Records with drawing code
□ □ □ □ □
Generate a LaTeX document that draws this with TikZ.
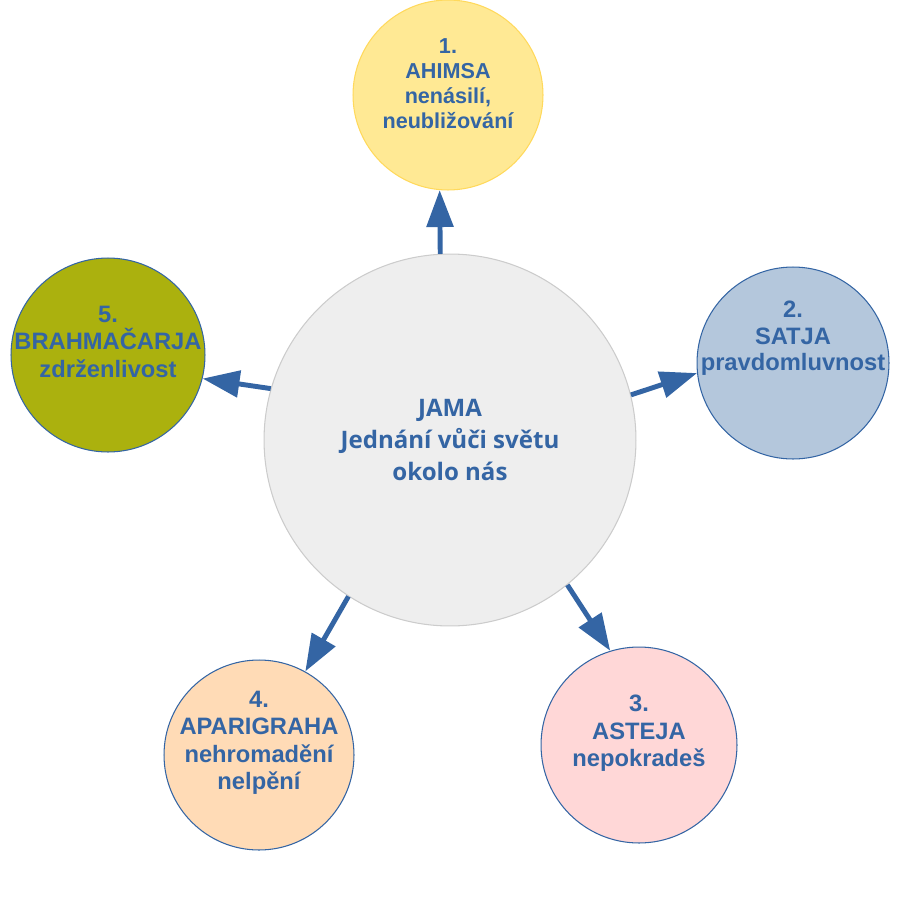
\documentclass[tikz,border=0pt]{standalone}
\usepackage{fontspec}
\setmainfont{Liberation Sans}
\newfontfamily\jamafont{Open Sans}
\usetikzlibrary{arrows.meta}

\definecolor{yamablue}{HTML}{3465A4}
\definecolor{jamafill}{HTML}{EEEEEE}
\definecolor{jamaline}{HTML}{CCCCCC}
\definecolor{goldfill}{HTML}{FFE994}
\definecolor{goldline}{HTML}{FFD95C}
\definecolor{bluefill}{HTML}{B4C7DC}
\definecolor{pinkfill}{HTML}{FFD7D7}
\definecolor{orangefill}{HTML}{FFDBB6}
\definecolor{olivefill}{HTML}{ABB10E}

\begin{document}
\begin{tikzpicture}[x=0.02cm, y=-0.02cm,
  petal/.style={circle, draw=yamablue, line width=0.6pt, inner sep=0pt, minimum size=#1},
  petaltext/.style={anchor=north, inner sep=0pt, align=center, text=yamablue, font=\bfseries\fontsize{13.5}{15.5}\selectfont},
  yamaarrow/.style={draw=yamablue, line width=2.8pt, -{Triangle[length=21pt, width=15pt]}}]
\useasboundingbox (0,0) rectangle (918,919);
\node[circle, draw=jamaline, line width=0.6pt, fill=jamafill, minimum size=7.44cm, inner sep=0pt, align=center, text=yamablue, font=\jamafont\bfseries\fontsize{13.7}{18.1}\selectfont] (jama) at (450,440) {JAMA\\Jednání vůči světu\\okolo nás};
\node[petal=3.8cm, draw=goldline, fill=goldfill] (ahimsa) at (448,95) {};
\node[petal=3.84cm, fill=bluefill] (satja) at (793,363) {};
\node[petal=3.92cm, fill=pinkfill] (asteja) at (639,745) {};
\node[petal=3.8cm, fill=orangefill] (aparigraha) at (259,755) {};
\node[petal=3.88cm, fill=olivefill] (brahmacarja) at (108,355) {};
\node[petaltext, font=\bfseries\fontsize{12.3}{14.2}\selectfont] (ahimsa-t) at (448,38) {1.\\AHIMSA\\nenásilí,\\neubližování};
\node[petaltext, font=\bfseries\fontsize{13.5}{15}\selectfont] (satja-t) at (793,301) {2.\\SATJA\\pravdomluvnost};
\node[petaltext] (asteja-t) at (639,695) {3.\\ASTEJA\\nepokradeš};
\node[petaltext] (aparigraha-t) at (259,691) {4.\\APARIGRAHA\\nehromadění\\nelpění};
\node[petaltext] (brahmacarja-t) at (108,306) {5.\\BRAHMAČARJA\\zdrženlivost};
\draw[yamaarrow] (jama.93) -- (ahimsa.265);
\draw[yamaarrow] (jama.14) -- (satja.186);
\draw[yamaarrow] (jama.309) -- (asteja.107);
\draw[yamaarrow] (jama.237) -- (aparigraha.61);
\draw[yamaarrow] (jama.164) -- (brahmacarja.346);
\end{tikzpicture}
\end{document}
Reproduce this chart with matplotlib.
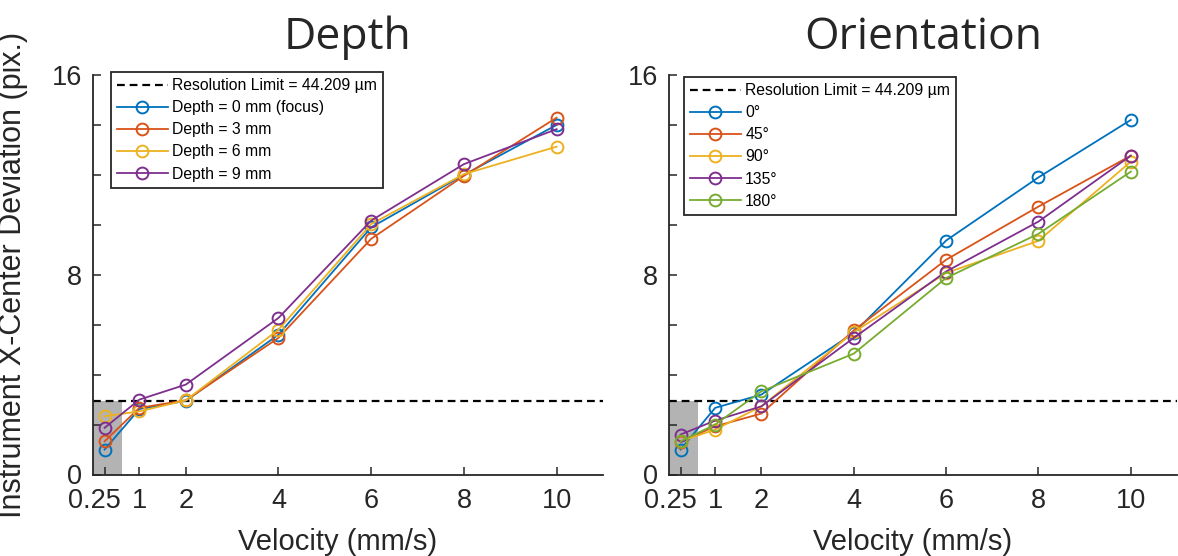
□ □ □ □ □
- Do this:
Skip the pictures, then retype every line above exactly.

- Reply:
Generate a LaTeX document that draws this with TikZ.
\documentclass[tikz,border=0pt]{standalone}
\usepackage{fontspec}
\setmainfont{Liberation Sans}
\newfontfamily\jamafont{Open Sans}
\usetikzlibrary{arrows.meta}

\definecolor{yamablue}{HTML}{3465A4}
\definecolor{jamafill}{HTML}{EEEEEE}
\definecolor{jamaline}{HTML}{CCCCCC}
\definecolor{goldfill}{HTML}{FFE994}
\definecolor{goldline}{HTML}{FFD95C}
\definecolor{bluefill}{HTML}{B4C7DC}
\definecolor{pinkfill}{HTML}{FFD7D7}
\definecolor{orangefill}{HTML}{FFDBB6}
\definecolor{olivefill}{HTML}{ABB10E}

\begin{document}
\begin{tikzpicture}[x=0.02cm, y=-0.02cm,
  petal/.style={circle, draw=yamablue, line width=0.6pt, inner sep=0pt, minimum size=#1},
  petaltext/.style={anchor=north, inner sep=0pt, align=center, text=yamablue, font=\bfseries\fontsize{13.5}{15.5}\selectfont},
  yamaarrow/.style={draw=yamablue, line width=2.8pt, -{Triangle[length=21pt, width=15pt]}}]
\useasboundingbox (0,0) rectangle (918,919);
\node[circle, draw=jamaline, line width=0.6pt, fill=jamafill, minimum size=7.44cm, inner sep=0pt, align=center, text=yamablue, font=\jamafont\bfseries\fontsize{13.7}{18.1}\selectfont] (jama) at (450,440) {JAMA\\Jednání vůči světu\\okolo nás};
\node[petal=3.8cm, draw=goldline, fill=goldfill] (ahimsa) at (448,95) {};
\node[petal=3.84cm, fill=bluefill] (satja) at (793,363) {};
\node[petal=3.92cm, fill=pinkfill] (asteja) at (639,745) {};
\node[petal=3.8cm, fill=orangefill] (aparigraha) at (259,755) {};
\node[petal=3.88cm, fill=olivefill] (brahmacarja) at (108,355) {};
\node[petaltext, font=\bfseries\fontsize{12.3}{14.2}\selectfont] (ahimsa-t) at (448,38) {1.\\AHIMSA\\nenásilí,\\neubližování};
\node[petaltext, font=\bfseries\fontsize{13.5}{15}\selectfont] (satja-t) at (793,301) {2.\\SATJA\\pravdomluvnost};
\node[petaltext] (asteja-t) at (639,695) {3.\\ASTEJA\\nepokradeš};
\node[petaltext] (aparigraha-t) at (259,691) {4.\\APARIGRAHA\\nehromadění\\nelpění};
\node[petaltext] (brahmacarja-t) at (108,306) {5.\\BRAHMAČARJA\\zdrženlivost};
\draw[yamaarrow] (jama.93) -- (ahimsa.265);
\draw[yamaarrow] (jama.14) -- (satja.186);
\draw[yamaarrow] (jama.309) -- (asteja.107);
\draw[yamaarrow] (jama.237) -- (aparigraha.61);
\draw[yamaarrow] (jama.164) -- (brahmacarja.346);
\end{tikzpicture}
\end{document}
Reproduce this chart with matplotlib.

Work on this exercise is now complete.